The mapo tofu ($16) is a bigger disappointment. The dish is a classic of Sichuan cooking that's known for the pleasing (to me) numbing heat of the peppercorns and the fiery chile sauce that lacquers the vegetables and tofu. Persimmon's version has no detectable heat or Sichuan peppercorns. It's bland, wok-fried vegetables and tofu. What it lacks in spiciness it makes up for with copious amounts of oil.
Service is well-meaning but amateur. Servers don't remember who ordered what ("Who gets the chicken salad?"), and long waits ensue when the place is busy. When I complained about my insipid mapo tofu, my server said she'd pass my sentiments to the kitchen and then came back 10 minutes later to ask if I wanted the kitchen to redo it. Too late.

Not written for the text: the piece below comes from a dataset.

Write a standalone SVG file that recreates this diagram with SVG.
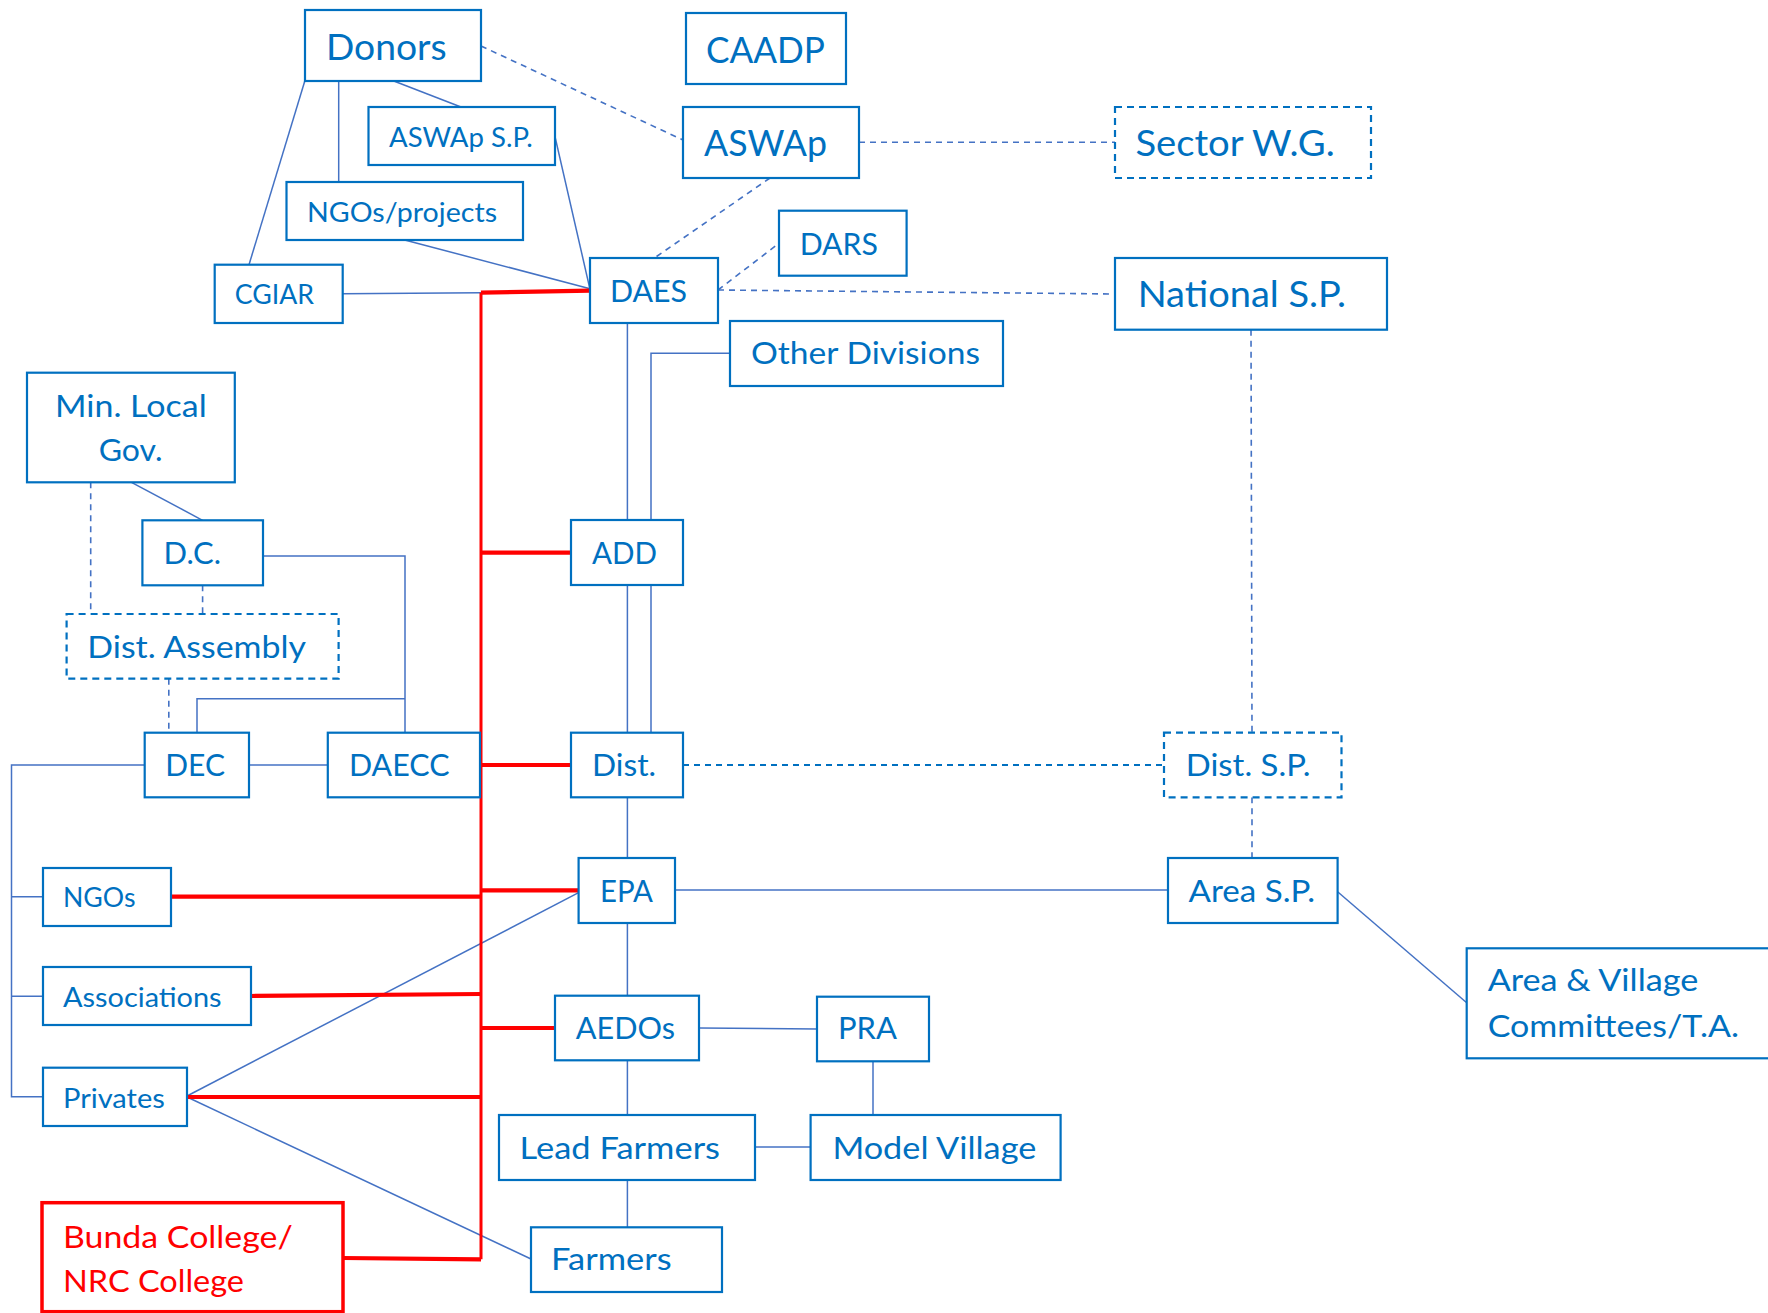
<svg xmlns="http://www.w3.org/2000/svg" width="1768" height="1313" viewBox="0 0 1768 1313">
<style>
.bx{fill:#fff;stroke:#0070C0;stroke-width:2.2}
.dbx{fill:#fff;stroke:#0070C0;stroke-width:2.2;stroke-dasharray:7 5}
.rbx{fill:#fff;stroke:#FF0000;stroke-width:3.5}
.t{font-family:Lato,"Open Sans","Liberation Sans",sans-serif;fill:#0070C0}
.big{font-size:36px}
.med{font-size:31px}
.sm{font-size:27px}
.rt{fill:#FF0000}
.c{fill:none;stroke:#4472C4;stroke-width:1.5}
.d{fill:none;stroke:#4472C4;stroke-width:1.6;stroke-dasharray:6 5}
.d2{fill:none;stroke:#0070C0;stroke-width:2;stroke-dasharray:6 5}
.r{fill:none;stroke:#FF0000;stroke-width:3}
.rh{fill:none;stroke:#FF0000;stroke-width:4.2}
</style>
<rect width="1768" height="1313" fill="#fff"/>
<g id="connectors">
<path class="c" d="M393.8,81 L461,107"/>
<path class="c" d="M338.7,81 L338.7,182"/>
<path class="c" d="M304.8,81 L249,264.7"/>
<path class="c" d="M555,136.7 L590,289.3"/>
<path class="c" d="M404.7,240 L590,288.7"/>
<path class="c" d="M342.7,293.7 L481,292.7"/>
<path class="c" d="M627.4,323 L627.4,520"/>
<path class="c" d="M730,353.3 L651,353.3 L651,520"/>
<path class="c" d="M627.4,585 L627.4,732.7 M651,585 L651,732.7"/>
<path class="c" d="M131.5,482.3 L202.6,520.3"/>
<path class="c" d="M263,556 L405,556 L405,732.7"/>
<path class="c" d="M405,698.7 L197,698.7 L197,732.7"/>
<path class="c" d="M249,765 L327.8,765"/>
<path class="c" d="M144.7,765 L11.5,765 L11.5,1096.7 L43,1096.7 M11.5,896.7 L43,896.7 M11.5,996.3 L43,996.3"/>
<path class="c" d="M627.4,797.3 L627.4,858"/>
<path class="c" d="M675,890 L1168,890"/>
<path class="c" d="M1337.6,891.7 L1466.7,1002.7"/>
<path class="c" d="M187,1096 L578.6,892.7"/>
<path class="c" d="M187,1097 L531,1259"/>
<path class="c" d="M627.4,923 L627.4,995.7"/>
<path class="c" d="M699,1028 L817,1029"/>
<path class="c" d="M627.4,1060.3 L627.4,1115"/>
<path class="c" d="M873,1061.3 L873,1115"/>
<path class="c" d="M755,1147 L810.6,1147"/>
<path class="c" d="M627.4,1180 L627.4,1227.3"/>
<path class="d" d="M481,46 L683,140"/>
<path class="d" d="M859,142.3 L1115,142.3"/>
<path class="d" d="M770,178 L654.4,258"/>
<path class="d" d="M718,290 L779,243.3"/>
<path class="d" d="M718,290 L1115,294"/>
<path class="d" d="M1251,329.7 L1252,732.7"/>
<path class="d2" d="M683,765 L1164,765"/>
<path class="d" d="M1252,797.3 L1252,858"/>
<path class="d" d="M90.7,482.3 L90.7,614"/>
<path class="d" d="M202.6,585.3 L202.6,614"/>
<path class="d" d="M168.8,678.7 L168.8,732.7"/>
<path class="r" d="M481,292.7 L481,1259.3"/>
<path class="rh" d="M481,292.7 L590,290.7"/>
<path class="rh" d="M481,552.7 L571,552.7"/>
<path class="rh" d="M481,765 L571,765"/>
<path class="rh" d="M481,890.3 L578.6,890.3"/>
<path class="rh" d="M171,896.7 L481,896.7"/>
<path class="rh" d="M251,996 L481,994"/>
<path class="rh" d="M481,1028 L555,1028"/>
<path class="rh" d="M187,1097 L481,1097"/>
<path class="rh" d="M343,1258 L481,1259.3"/>
</g>
<g id="donors"><rect class="bx" x="305" y="10" width="176" height="71"/><text class="t big" x="326" y="60" textLength="120.6" lengthAdjust="spacingAndGlyphs">Donors</text></g>
<g id="caadp"><rect class="bx" x="686" y="13" width="160" height="71"/><text class="t big" x="706" y="62.7" textLength="119" lengthAdjust="spacingAndGlyphs">CAADP</text></g>
<g id="aswap-sp"><rect class="bx" x="368.5" y="107" width="186.5" height="58"/><text class="t sm" x="389" y="146.7" textLength="143.7" lengthAdjust="spacingAndGlyphs">ASWAp S.P.</text></g>
<g id="aswap"><rect class="bx" x="683" y="107" width="176" height="71"/><text class="t big" x="704" y="156" textLength="123" lengthAdjust="spacingAndGlyphs">ASWAp</text></g>
<g id="sector-wg"><rect class="dbx" x="1115" y="107" width="256" height="71"/><text class="t big" x="1135.4" y="156" textLength="199.3" lengthAdjust="spacingAndGlyphs">Sector W.G.</text></g>
<g id="ngos-projects"><rect class="bx" x="286.5" y="182" width="236.5" height="58"/><text class="t sm" x="307" y="221.7" textLength="190" lengthAdjust="spacingAndGlyphs">NGOs/projects</text></g>
<g id="dars"><rect class="bx" x="779" y="210.7" width="127.6" height="65"/><text class="t med" x="799.7" y="255" textLength="78.3" lengthAdjust="spacingAndGlyphs">DARS</text></g>
<g id="cgiar"><rect class="bx" x="214.7" y="264.7" width="128" height="58.3"/><text class="t sm" x="234.8" y="304.3" textLength="79.2" lengthAdjust="spacingAndGlyphs">CGIAR</text></g>
<g id="daes"><rect class="bx" x="590" y="258" width="128" height="65"/><text class="t med" x="610" y="302" textLength="77" lengthAdjust="spacingAndGlyphs">DAES</text></g>
<g id="national-sp"><rect class="bx" x="1115" y="258" width="272" height="71.7"/><text class="t big" x="1137.7" y="306.7" textLength="208.3" lengthAdjust="spacingAndGlyphs">National S.P.</text></g>
<g id="other-divisions"><rect class="bx" x="730" y="321" width="273" height="65"/><text class="t med" x="751" y="364.3" textLength="229" lengthAdjust="spacingAndGlyphs">Other Divisions</text></g>
<g id="min-local-gov"><rect class="bx" x="27" y="372.7" width="207.8" height="109.6"/><text class="t med" x="55" y="416.7" textLength="151.7" lengthAdjust="spacingAndGlyphs">Min. Local</text><text class="t med" x="98.7" y="460.7" textLength="63.8" lengthAdjust="spacingAndGlyphs">Gov.</text></g>
<g id="dc"><rect class="bx" x="142.4" y="520.3" width="120.6" height="65"/><text class="t med" x="163.6" y="564" textLength="57.4" lengthAdjust="spacingAndGlyphs">D.C.</text></g>
<g id="add"><rect class="bx" x="571" y="520" width="112" height="65"/><text class="t med" x="592" y="564" textLength="65" lengthAdjust="spacingAndGlyphs">ADD</text></g>
<g id="dist-assembly"><rect class="dbx" x="66.6" y="614" width="272" height="64.7"/><text class="t med" x="87.3" y="658.3" textLength="218.7" lengthAdjust="spacingAndGlyphs">Dist. Assembly</text></g>
<g id="dec"><rect class="bx" x="144.7" y="732.7" width="104.3" height="64.6"/><text class="t med" x="165.3" y="776" textLength="59.7" lengthAdjust="spacingAndGlyphs">DEC</text></g>
<g id="daecc"><rect class="bx" x="327.8" y="732.7" width="152.2" height="64.6"/><text class="t med" x="349" y="776" textLength="100.5" lengthAdjust="spacingAndGlyphs">DAECC</text></g>
<g id="dist"><rect class="bx" x="571" y="732.7" width="112" height="64.6"/><text class="t med" x="592" y="776" textLength="64" lengthAdjust="spacingAndGlyphs">Dist.</text></g>
<g id="dist-sp"><rect class="dbx" x="1164" y="732.7" width="177.5" height="64.6"/><text class="t med" x="1185.8" y="776" textLength="124.6" lengthAdjust="spacingAndGlyphs">Dist. S.P.</text></g>
<g id="ngos"><rect class="bx" x="43" y="868" width="128" height="58"/><text class="t sm" x="63" y="906.7" textLength="72.5" lengthAdjust="spacingAndGlyphs">NGOs</text></g>
<g id="epa"><rect class="bx" x="578.6" y="858" width="96.4" height="65"/><text class="t med" x="600" y="901.7" textLength="53" lengthAdjust="spacingAndGlyphs">EPA</text></g>
<g id="area-sp"><rect class="bx" x="1168" y="858" width="169.6" height="65"/><text class="t med" x="1188.6" y="901.7" textLength="126.4" lengthAdjust="spacingAndGlyphs">Area S.P.</text></g>
<g id="associations"><rect class="bx" x="43" y="967" width="208" height="58"/><text class="t sm" x="63" y="1006.7" textLength="158.6" lengthAdjust="spacingAndGlyphs">Associations</text></g>
<g id="aedos"><rect class="bx" x="555" y="995.7" width="144" height="64.6"/><text class="t med" x="575.8" y="1038.7" textLength="99.2" lengthAdjust="spacingAndGlyphs">AEDOs</text></g>
<g id="pra"><rect class="bx" x="817" y="996.7" width="112" height="64.6"/><text class="t med" x="838" y="1039.3" textLength="59" lengthAdjust="spacingAndGlyphs">PRA</text></g>
<g id="area-village"><rect class="bx" x="1466.7" y="948.3" width="310" height="110"/><text class="t med" x="1487.7" y="991" textLength="210.6" lengthAdjust="spacingAndGlyphs">Area &amp; Village</text><text class="t med" x="1487.7" y="1036.7" textLength="251.3" lengthAdjust="spacingAndGlyphs">Committees/T.A.</text></g>
<g id="privates"><rect class="bx" x="43" y="1067.7" width="144" height="58.3"/><text class="t sm" x="63" y="1107.7" textLength="101.8" lengthAdjust="spacingAndGlyphs">Privates</text></g>
<g id="lead-farmers"><rect class="bx" x="499" y="1115" width="256" height="65"/><text class="t med" x="519.5" y="1158.7" textLength="200.5" lengthAdjust="spacingAndGlyphs">Lead Farmers</text></g>
<g id="model-village"><rect class="bx" x="810.6" y="1115" width="250" height="65"/><text class="t med" x="832.4" y="1158.7" textLength="203.9" lengthAdjust="spacingAndGlyphs">Model Village</text></g>
<g id="bunda"><rect class="rbx" x="42" y="1202.7" width="301" height="109"/><text class="t med rt" x="63" y="1248.3" textLength="229.8" lengthAdjust="spacingAndGlyphs">Bunda College/</text><text class="t med rt" x="63" y="1291.7" textLength="181" lengthAdjust="spacingAndGlyphs">NRC College</text></g>
<g id="farmers"><rect class="bx" x="531" y="1227.3" width="191" height="64.7"/><text class="t med" x="551" y="1270" textLength="120.6" lengthAdjust="spacingAndGlyphs">Farmers</text></g>
</svg>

The restaurant is a good-looker. Asian art blends with modern lighting and fixtures to create a comfortable, urbane dining room. The small, open kitchen adds to the restaurant's visual appeal. There are also a few small tables out front on the sidewalk.
There's a well-chosen wine list. The sparkling wine and Riesling on the menu are ideal matches for Mai's menu. Pick the right items, and you'll enjoy this little pan-Asian outpost in an area crowded with pizza, Mexican food and Mediterranean cuisine.